The goal of these classes and discussions — in addition to encouraging sensitivity among participants — is to allow NU-TEACH graduates to think clearly and devise the best possible solutions for students. “In some of these schools it is a reality that many students may be functioning below grade level. The question for our teachers becomes ‘How do we assess that and provide some kind of remedy so they can more quickly get to grade level?’ Our teachers are trained to find gaps in students’ learning and help them unlearn any errors they have learned along the way, so that students can catch up with their peers as quickly as possible,” observes Smith-Demuth.
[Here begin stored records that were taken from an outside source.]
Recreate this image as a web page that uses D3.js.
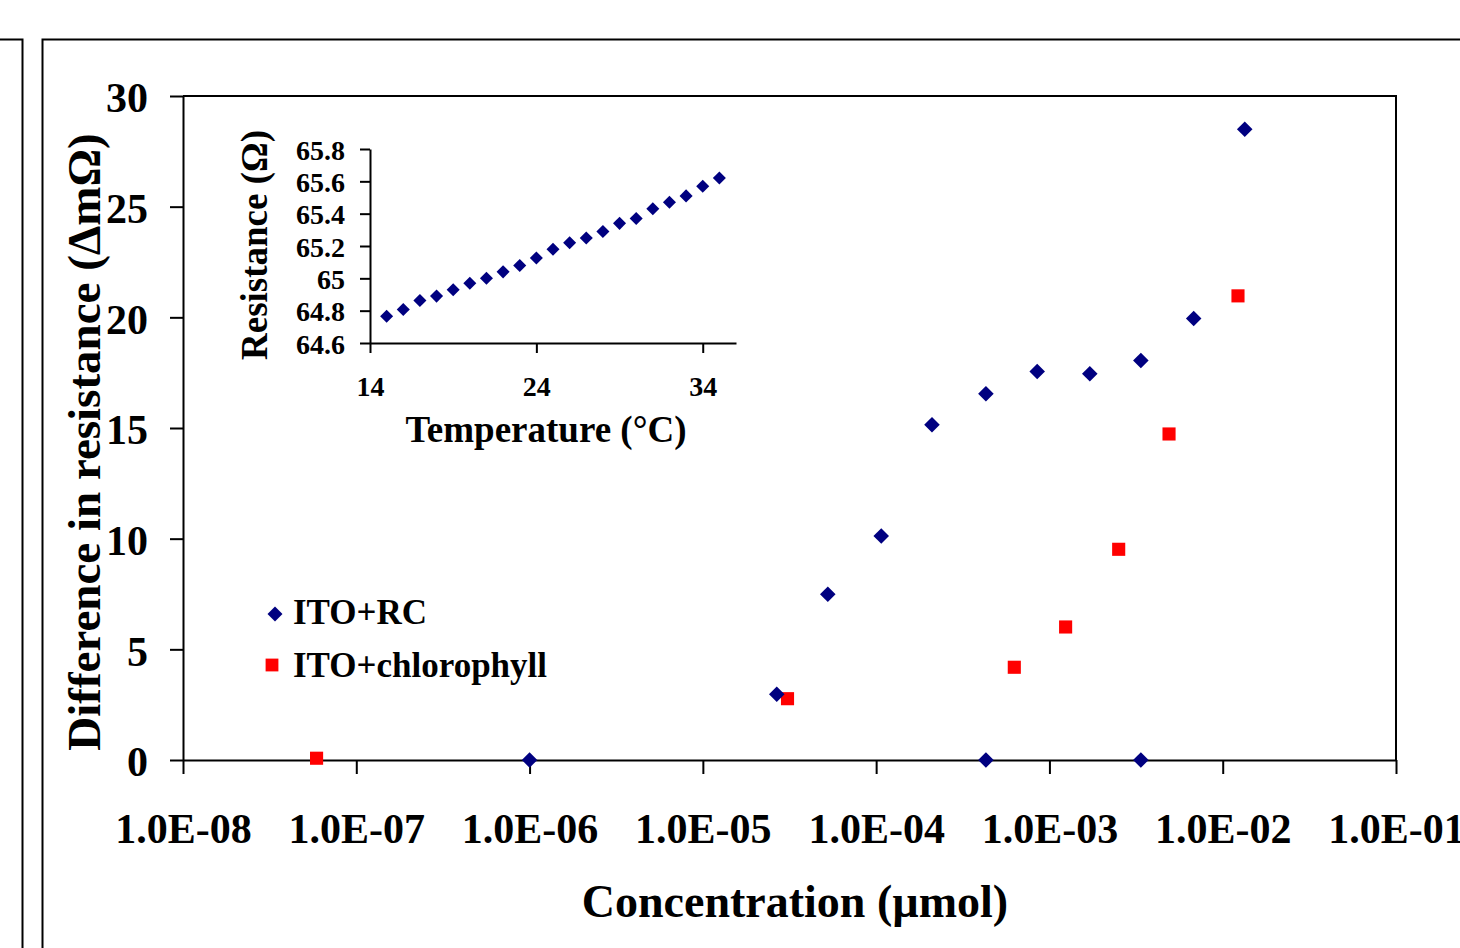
<!DOCTYPE html>
<html>
<head>
<meta charset="utf-8">
<script src="https://cdn.jsdelivr.net/npm/d3@7"></script>
<style>
    body { margin: 0; background: #fff; }
    text { font-family: "Liberation Serif", "Times New Roman", serif; font-weight: bold; fill: #000; }
</style>
</head>
<body>
<div id="chart"></div>
<script>
// main chart: concentration (umol) vs difference in resistance (delta mOhm)
const rcConc = [1.0e-6, 2.67e-5, 5.26e-5, 1.07e-4, 2.1e-4, 4.3e-4, 4.3e-4, 8.5e-4, 1.71e-3, 3.37e-3, 3.37e-3, 6.8e-3, 1.34e-2];
const rcValues = [0, 2.97, 7.49, 10.12, 15.15, 16.55, 0, 17.55, 17.45, 18.05, 0, 19.95, 28.5];

const chlConc = [5.9e-8, 3.08e-5, 6.27e-4, 1.24e-3, 2.51e-3, 4.9e-3, 1.225e-2];
const chlValues = [0.08, 2.77, 4.19, 6.01, 9.52, 14.73, 20.97];

const xTicks = [1e-8, 1e-7, 1e-6, 1e-5, 1e-4, 1e-3, 1e-2, 1e-1];
const xTickLabels = ["1.0E-08", "1.0E-07", "1.0E-06", "1.0E-05", "1.0E-04", "1.0E-03", "1.0E-02", "1.0E-01"];
const yTicks = [0, 5, 10, 15, 20, 25, 30];

// inset: temperature vs resistance
const temps = [15, 16, 17, 18, 19, 20, 21, 22, 23, 24, 25, 26, 27, 28, 29, 30, 31, 32, 33, 34, 35];
const resistance = [64.766, 64.807, 64.863, 64.89, 64.93, 64.97, 65.0, 65.04, 65.08, 65.126, 65.18, 65.22,
    65.25, 65.29, 65.34, 65.37, 65.43, 65.47, 65.51, 65.57, 65.62];
const insetXTicks = [14, 24, 34];
const insetYTicks = [64.6, 64.8, 65, 65.2, 65.4, 65.6, 65.8];

const seriesNames = ["ITO+RC", "ITO+chlorophyll"];

const navy = "#000080";
const red = "#ff0000";

const svg = d3.select("#chart").append("svg")
    .attr("width", 1460)
    .attr("height", 948);

// outer frames of the figure panels
svg.append("path")
    .attr("d", "M0,39.5H22.5V948")
    .attr("fill", "none").attr("stroke", "#000").attr("stroke-width", 2);
svg.append("path")
    .attr("d", "M42.5,948V39.5H1460")
    .attr("fill", "none").attr("stroke", "#000").attr("stroke-width", 2);

// scales
const x = d3.scaleLog().domain([1e-8, 1e-1]).range([183, 1396]);
const y = d3.scaleLinear().domain([0, 30]).range([760, 96]);

// plot box top + right
svg.append("path")
    .attr("d", `M${x(1e-8)},${y(30)}H${x(1e-1)}V${y(0)}`)
    .attr("fill", "none").attr("stroke", "#000").attr("stroke-width", 2);

const xAxis = d3.axisBottom(x)
    .tickValues(xTicks)
    .tickFormat((d, i) => xTickLabels[i])
    .tickSize(14)
    .tickSizeOuter(0)
    .tickPadding(39);

const xAxisGroup = svg.append("g")
    .attr("transform", `translate(0, ${y(0)})`)
    .call(xAxis);

const yAxis = d3.axisLeft(y)
    .tickValues(yTicks)
    .tickSize(13)
    .tickSizeOuter(0)
    .tickPadding(22);

const yAxisGroup = svg.append("g")
    .attr("transform", `translate(${x(1e-8)}, 0)`)
    .call(yAxis);

[xAxisGroup, yAxisGroup].forEach(g => {
    g.attr("font-family", null).attr("font-size", null);
    g.selectAll("path, line").attr("stroke", "#000").attr("stroke-width", 2);
    g.selectAll("text").style("font-size", "42px");
});
yAxisGroup.selectAll("text").attr("dy", "0.38em");

// axis titles
svg.append("text")
    .attr("x", 795).attr("y", 917)
    .attr("text-anchor", "middle")
    .style("font-size", "46px")
    .text("Concentration (µmol)");

svg.append("text")
    .attr("transform", "translate(100, 442) rotate(-90)")
    .attr("text-anchor", "middle")
    .style("font-size", "47px")
    .text("Difference in resistance (ΔmΩ)");

// markers
const diamond = d3.symbol().type(d3.symbolSquare).size(121);
const square = d3.symbol().type(d3.symbolSquare).size(172);

svg.append("g").selectAll("path")
    .data(d3.zip(chlConc, chlValues))
    .enter().append("path")
    .attr("d", square)
    .attr("transform", d => `translate(${x(d[0])}, ${y(d[1])})`)
    .attr("fill", red);

svg.append("g").selectAll("path")
    .data(d3.zip(rcConc, rcValues))
    .enter().append("path")
    .attr("d", diamond)
    .attr("transform", d => `translate(${x(d[0])}, ${y(d[1])}) rotate(45)`)
    .attr("fill", navy);

// legend
const legend = svg.append("g").attr("transform", "translate(274, 614)");
legend.append("path")
    .attr("d", d3.symbol().type(d3.symbolSquare).size(112))
    .attr("transform", "translate(1, 0) rotate(45)")
    .attr("fill", navy);
legend.append("text").attr("x", 19).attr("y", 10).style("font-size", "35px").text(seriesNames[0]);
legend.append("path")
    .attr("d", d3.symbol().type(d3.symbolSquare).size(164))
    .attr("transform", "translate(-2, 51)")
    .attr("fill", red);
legend.append("text").attr("x", 19).attr("y", 63).style("font-size", "35px").text(seriesNames[1]);

// inset chart
const ix = d3.scaleLinear().domain([14, 36]).range([370, 736]);
const iy = d3.scaleLinear().domain([64.6, 65.8]).range([343, 149]);

const ixAxisGroup = svg.append("g")
    .attr("transform", `translate(0, ${iy(64.6)})`)
    .call(d3.axisBottom(ix).tickValues(insetXTicks).tickSize(10).tickSizeOuter(0).tickPadding(23));

const iyAxisGroup = svg.append("g")
    .attr("transform", `translate(${ix(14)}, 0)`)
    .call(d3.axisLeft(iy).tickValues(insetYTicks).tickFormat(d => +d.toFixed(1)).tickSize(10).tickSizeOuter(0).tickPadding(15));

[ixAxisGroup, iyAxisGroup].forEach(g => {
    g.attr("font-family", null).attr("font-size", null);
    g.selectAll("path, line").attr("stroke", "#000").attr("stroke-width", 2);
    g.selectAll("text").style("font-size", "28px");
});
iyAxisGroup.selectAll("text").attr("dy", "0.36em");

svg.append("g").selectAll("path")
    .data(d3.zip(temps, resistance))
    .enter().append("path")
    .attr("d", d3.symbol().type(d3.symbolSquare).size(85))
    .attr("transform", d => `translate(${ix(d[0])}, ${iy(d[1])}) rotate(45)`)
    .attr("fill", navy);

svg.append("text")
    .attr("x", 546).attr("y", 442)
    .attr("text-anchor", "middle")
    .style("font-size", "37px")
    .text("Temperature (°C)");

svg.append("text")
    .attr("transform", "translate(267, 245) rotate(-90)")
    .attr("text-anchor", "middle")
    .style("font-size", "37px")
    .text("Resistance (Ω)");
</script>
</body>
</html>
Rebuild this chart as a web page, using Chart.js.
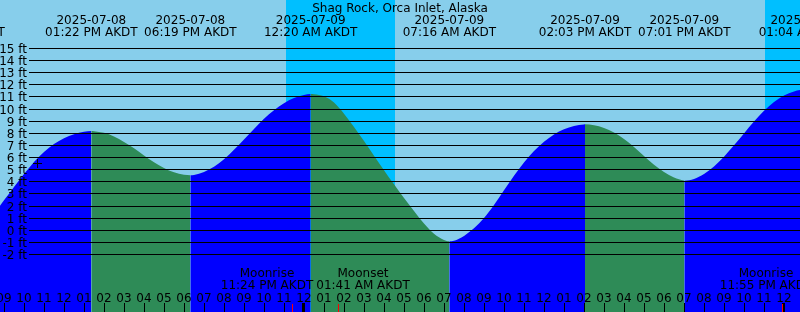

Second, NU-TEACH includes what Smith-Demuth calls the “video club” component, in which participants record themselves teaching and then play the videos to groups of peers, who critique their performance. According to Smith-Demuth, “It’s a very powerful tool. The group comments on what worked and what didn’t. Participants can ask questions if they’re grappling with a specific problem. We work to have a trusting, nonjudgmental, supportive atmosphere, so participants can realize if they’re doing something like calling on boys most of the time, and not feel horrible about it but stop doing it.”

Though the challenges facing the use of diversity in classrooms may seem daunting, Smith-Demuth and Haroutunian-Gordon say diversity will benefit us all and make for a stronger, more productive and happier country. “People are born to want to do things,” says Smith-Demuth. “They want to take part in the larger democracy. We can’t afford to lose all that energy and creativity.”